▸ WRITTEN TASK
Report, as a bare number, how many lines hold "React".

▸ STORED RECORDS
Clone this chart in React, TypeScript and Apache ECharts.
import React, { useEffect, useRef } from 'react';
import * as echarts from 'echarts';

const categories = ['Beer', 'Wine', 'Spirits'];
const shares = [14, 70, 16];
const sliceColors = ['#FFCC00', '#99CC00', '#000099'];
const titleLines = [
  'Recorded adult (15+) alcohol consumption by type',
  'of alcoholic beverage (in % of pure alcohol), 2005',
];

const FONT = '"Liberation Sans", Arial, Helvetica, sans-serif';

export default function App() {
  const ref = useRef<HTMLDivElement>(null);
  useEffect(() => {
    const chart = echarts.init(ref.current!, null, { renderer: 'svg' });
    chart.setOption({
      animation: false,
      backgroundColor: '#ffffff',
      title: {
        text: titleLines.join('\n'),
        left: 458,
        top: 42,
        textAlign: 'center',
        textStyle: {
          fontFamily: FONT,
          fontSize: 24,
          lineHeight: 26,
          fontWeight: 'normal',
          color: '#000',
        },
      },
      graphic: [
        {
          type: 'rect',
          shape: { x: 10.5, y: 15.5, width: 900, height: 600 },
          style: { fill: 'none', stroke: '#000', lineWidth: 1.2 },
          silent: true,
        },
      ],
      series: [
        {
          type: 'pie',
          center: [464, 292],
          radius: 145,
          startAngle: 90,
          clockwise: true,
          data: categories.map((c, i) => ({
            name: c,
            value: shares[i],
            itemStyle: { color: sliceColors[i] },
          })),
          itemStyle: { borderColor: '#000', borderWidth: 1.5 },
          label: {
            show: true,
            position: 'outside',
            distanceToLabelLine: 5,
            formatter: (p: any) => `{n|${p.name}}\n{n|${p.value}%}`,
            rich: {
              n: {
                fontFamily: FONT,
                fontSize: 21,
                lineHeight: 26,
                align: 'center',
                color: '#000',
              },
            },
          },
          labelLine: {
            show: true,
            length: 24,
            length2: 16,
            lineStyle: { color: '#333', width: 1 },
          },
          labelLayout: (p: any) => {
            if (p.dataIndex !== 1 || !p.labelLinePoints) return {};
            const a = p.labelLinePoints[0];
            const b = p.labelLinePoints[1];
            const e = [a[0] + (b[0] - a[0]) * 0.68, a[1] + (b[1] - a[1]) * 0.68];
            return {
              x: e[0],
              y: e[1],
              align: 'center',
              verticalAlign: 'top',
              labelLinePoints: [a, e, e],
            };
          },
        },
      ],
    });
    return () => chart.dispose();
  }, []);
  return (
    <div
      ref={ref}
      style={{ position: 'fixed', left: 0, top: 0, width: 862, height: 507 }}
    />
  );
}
---
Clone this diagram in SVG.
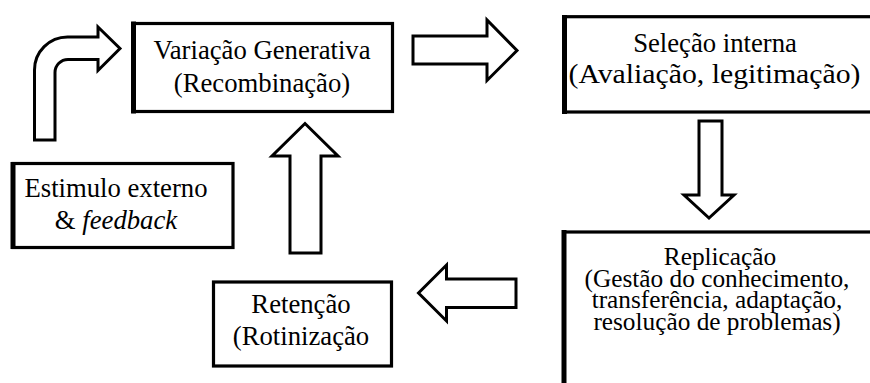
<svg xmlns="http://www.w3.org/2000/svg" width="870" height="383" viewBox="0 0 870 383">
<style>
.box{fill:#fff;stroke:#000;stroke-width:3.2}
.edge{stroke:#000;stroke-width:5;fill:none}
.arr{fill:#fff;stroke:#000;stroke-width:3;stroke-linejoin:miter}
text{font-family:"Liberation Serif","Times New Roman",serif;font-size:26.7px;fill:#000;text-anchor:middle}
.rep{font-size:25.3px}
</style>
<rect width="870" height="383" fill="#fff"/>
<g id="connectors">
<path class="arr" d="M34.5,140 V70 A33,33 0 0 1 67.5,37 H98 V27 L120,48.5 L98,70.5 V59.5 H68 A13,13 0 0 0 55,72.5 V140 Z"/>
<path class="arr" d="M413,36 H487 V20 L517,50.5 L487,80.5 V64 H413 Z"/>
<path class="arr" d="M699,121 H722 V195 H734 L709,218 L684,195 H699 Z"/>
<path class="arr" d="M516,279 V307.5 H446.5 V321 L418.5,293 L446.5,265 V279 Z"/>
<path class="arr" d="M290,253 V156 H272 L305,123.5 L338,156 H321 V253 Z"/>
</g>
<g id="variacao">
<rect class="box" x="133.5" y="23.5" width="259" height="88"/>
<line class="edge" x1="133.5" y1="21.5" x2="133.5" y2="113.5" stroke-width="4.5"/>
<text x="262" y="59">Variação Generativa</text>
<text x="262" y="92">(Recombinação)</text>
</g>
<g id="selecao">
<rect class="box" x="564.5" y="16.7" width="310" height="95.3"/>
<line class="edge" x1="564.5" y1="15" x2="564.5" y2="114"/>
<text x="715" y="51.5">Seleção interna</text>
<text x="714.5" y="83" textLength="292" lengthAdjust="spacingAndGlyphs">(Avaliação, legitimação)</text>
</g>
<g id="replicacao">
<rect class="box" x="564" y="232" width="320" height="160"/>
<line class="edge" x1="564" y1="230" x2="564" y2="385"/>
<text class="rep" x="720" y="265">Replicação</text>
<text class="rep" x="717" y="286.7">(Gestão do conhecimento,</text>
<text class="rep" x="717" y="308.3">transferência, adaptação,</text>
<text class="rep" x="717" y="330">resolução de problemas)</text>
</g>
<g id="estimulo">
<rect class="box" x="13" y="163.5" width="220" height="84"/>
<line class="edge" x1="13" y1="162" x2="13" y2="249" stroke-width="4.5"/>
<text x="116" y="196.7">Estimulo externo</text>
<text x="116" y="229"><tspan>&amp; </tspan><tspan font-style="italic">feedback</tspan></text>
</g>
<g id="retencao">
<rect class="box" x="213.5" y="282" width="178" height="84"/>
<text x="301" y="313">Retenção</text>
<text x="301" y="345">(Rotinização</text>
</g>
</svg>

▸ RESPONSE BELOW
2